The Heller Amendment “strengthens the requirement to remove PII, but only for federal entities and therefore is only half a fix, writes CDT’s Greg Nojeim. “Damage to privacy is done when a company needlessly shares its users’ PII with the federal government.”
Ryan Stolte, co-founder and chief technology of San Francisco-based cybersecurity company Bay Dynamics, said trusting DHS to follow through on this amendment is going to take a leap of faith.
“As we have seen from the attack against the Office of Personnel Management, it’s tough to put our 100 percent trust in the government when it comes to how they are preventing our most valuable information from getting into the wrong hands,” Stolte said. “Under CISA, we will be sharing information with them and how are we supposed to know that information is being protected?”
Coons Amendment
A third amendment related to PII, submitted by Sen. Chris Coons, D-Del., adds additional safeguards on top of having DHS scrub personal information out of anything considered a threat. While the initial bill calls for DHS to submit threats to other agencies like the National Security Agency and the FBI in real time, the Coons amendment changes that language to “as quickly as operationally possible,” which gives DHS leeway to remove PII. The amendment also calls for the attorney general to establish a standard that would determine what types of PII are removed from threats, something not established in the Heller Amendment.
Manager’s Amendment
Co-sponsored by Sens. Dianne Feinstein, D-Calif., and Richard Burr, R-N.C., this amendment looks to assuage other privacy concerns. The amendment calls for information from private companies to only be used for cybersecurity purposes, prevents information from being used in law enforcement investigations related to violent felonies, and gives federal agencies the ability to remove PII mistakenly included by private entities.
Franken Amendments
Sen. Al Franken, D-Minn., has two amendments attached to CISA. The one he is solely responsible for tightens the definition of cybersecurity threats and threat indicators, making companies establish the shared information as “reasonably likely to” (instead of “may”) cause damage to their networks.
The second, co-sponsored with Sen.

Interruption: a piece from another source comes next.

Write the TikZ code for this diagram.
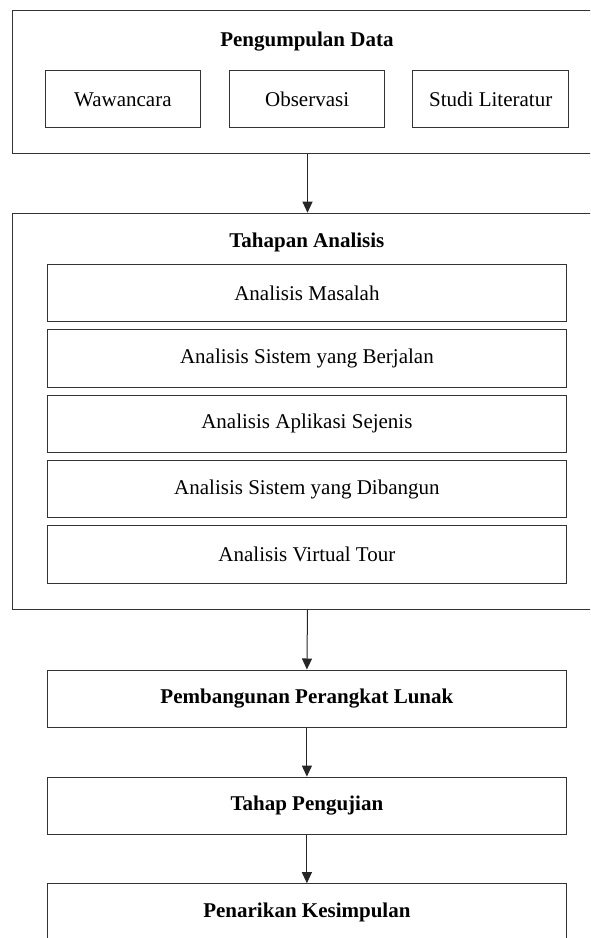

Jeff Flake, R-Ariz., would attach a six-year sunset clause to the bill, as well as liability protection to companies that share information prior to the expiration of the bill.
Cotton Amendment
Sen. Tom Cotton, R-Ark., is looking to expand the amount of agencies private entities can share information with, including the FBI and the Secret Service. Unlike the prior amendments, privacy groups have railed against this amendment in its entirety, due to the fact that it undermines DHS’s responsibilities as the lead agency for civilian cybersecurity.
Leahy Amendment
Sen. Patrick Leahy, D-Vt., has also placed an amendment into the bill that would remove Freedom of Information Act exemptions for shared information, but most of the information shared between companies and the federal government would be protected under other FOIA protections due to it being considered proprietary information.
Privacy groups like CDT and New America are in favor of a majority of the amendments, except for Cotton’s.
“Extending the ability to share CTIs with the FBI and Secret Service would undermine the DHS cybersecurity mission by encouraging companies to share CTIs with entities other than DHS, the lead agency in civilian cybersecurity,” CDT’s Nojeim writes. “DHS has cautioned that allowing companies to share CTIs with any agency they choose would complicate the information sharing program and undermine its ability to protect the privacy of the Internet users whose communications data would be shared.”
The bill has been widely criticized by tech companies, who have either come out on their own or through a trade group to say they do not support the bill. Over 70 academics, security researchers and nonprofits issued a letter against the bill, saying it fails to protect users’ information while giving the government another avenue for surveillance.
Bay Dynamics’ Stolte also said the bill fails in giving companies the ability to monitor and share security information with third-party vendors.
“The lack of communication and visibility between organizations and the third-party vendors they hire has led to numerous breaches and a government-backed framework may help close that gap,” he said. “What if the Office of Personnel Management was able to determine that something suspicious was happening from a KeyPoint Government Solutions account early on? Under what framework do they communicate back to KeyPoint Government Solutions about that suspicious activity and the users behind it? CISA should create that framework and give companies coverage without being penalized.”
Last week, the White House came out in support of the bill, but said it will “strongly oppose any amendments that would provide additional liability-protected sharing channels, including expanding any exceptions to the DHS portal.”
“The administration remains concerned that the bill’s authorization to share with any federal entity, notwithstanding any other provision of law, weakens the bill’s requirement that information be shared with a civilian entity,” the statement read. “This remains a significant concern, and the administration is eager to work with the Congress to seek a workable solution.”